**Short task:**
Retype word for word the first line of the listing and each line after it up to the line with "plt.rcParams['font.family'] = ['Liberation", with the pictures taken out.
<<<<
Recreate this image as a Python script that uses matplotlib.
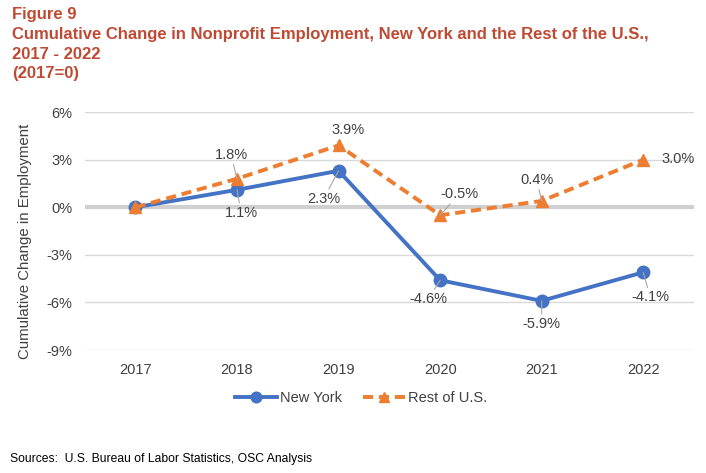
import matplotlib.pyplot as plt
from matplotlib.ticker import FuncFormatter

plt.rcParams['font.family'] = ['Liberation Sans', 'DejaVu Sans']

years = ['2017', '2018', '2019', '2020', '2021', '2022']
new_york = [0.0, 1.1, 2.3, -4.6, -5.9, -4.1]
rest_of_us = [0.0, 1.8, 3.9, -0.5, 0.4, 3.0]

# label offsets in pixels (dx, dy); None = no label
ny_offsets = [None, (4, -23), (-15, -28), (-12, -19), (0, -23), (7, -25)]
us_offsets = [None, (-6, 24), (9, 15), (19, 21), (-5, 21), (35, 1)]
us_leaders = [False, True, False, True, True, False]
ny_leaders = [False, True, True, True, True, True]

BLUE = '#4472C4'
ORANGE = '#ED7D31'
TITLE_RED = '#BF4A33'
TEXT_GRAY = '#404040'


def label_points(ax, vals, offsets, leaders):
    for i, (v, off, lead) in enumerate(zip(vals, offsets, leaders)):
        if off is None:
            continue
        props = None
        if lead:
            props = dict(arrowstyle='-', color='#A6A6A6', lw=0.8,
                         shrinkA=0, shrinkB=0)
        ax.annotate(f'{v:.1f}%', xy=(i, v), xytext=off,
                    textcoords='offset pixels', ha='center', va='center',
                    fontsize=10.5, color=TEXT_GRAY, arrowprops=props,
                    zorder=5)


def main():
    fig = plt.figure(figsize=(7.06, 4.73), dpi=100)
    ax = fig.add_axes([0.120, 0.260, 0.863, 0.503])

    x = list(range(len(years)))
    ax.plot(x, new_york, color=BLUE, lw=2.8, marker='o', markersize=9,
            label='New York', zorder=3)
    ax.plot(x, rest_of_us, color=ORANGE, lw=2.8, ls=(0, (2.6, 1.5)),
            marker='^', markersize=9, label='Rest of U.S.', zorder=4)

    label_points(ax, new_york, ny_offsets, ny_leaders)
    label_points(ax, rest_of_us, us_offsets, us_leaders)

    ax.set_xlim(-0.5, len(years) - 0.5)
    ax.set_ylim(-9, 6)
    ax.set_yticks([-9, -6, -3, 0, 3, 6])
    ax.yaxis.set_major_formatter(FuncFormatter(lambda v, p: f'{v:.0f}%'))
    ax.set_xticks(x)
    ax.set_xticklabels(years)
    ax.tick_params(length=0, labelsize=10.5, labelcolor=TEXT_GRAY, pad=9)
    ax.tick_params(axis='y', pad=9)

    ax.grid(axis='y', color='#D9D9D9', lw=1)
    ax.axhline(0, color='#D0D0D0', lw=3, zorder=1)
    ax.set_axisbelow(True)
    for s in ax.spines.values():
        s.set_visible(False)

    ax.set_ylabel('Cumulative Change in Employment', fontsize=10.8,
                  color=TEXT_GRAY)
    ax.yaxis.set_label_coords(-0.087, 0.458)

    fig.legend(loc='center', bbox_to_anchor=(361 / 706, 1 - 398 / 473),
               ncol=2, frameon=False, fontsize=10.5, handlelength=2.9,
               columnspacing=1.4, handletextpad=0.2, labelcolor=TEXT_GRAY,
               markerscale=0.85)

    fig.text(12 / 706, 1 - 7 / 473,
             'Figure 9\nCumulative Change in Nonprofit Employment, New York and the Rest of the U.S.,\n2017 - 2022\n(2017=0)',
             ha='left', va='top', fontsize=12, fontweight='bold',
             color=TITLE_RED, linespacing=1.4)

    fig.text(10 / 706, 1 - 459 / 473,
             'Sources:  U.S. Bureau of Labor Statistics, OSC Analysis',
             ha='left', va='center', fontsize=8.7, color='black')

    fig.savefig('out.png', dpi=100)


if __name__ == '__main__':
    main()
>>>>
**Output for this exercise:**
Recreate this image as a Python script that uses matplotlib.
import matplotlib.pyplot as plt
from matplotlib.ticker import FuncFormatter

plt.rcParams['font.family'] = ['Liberation Sans', 'DejaVu Sans']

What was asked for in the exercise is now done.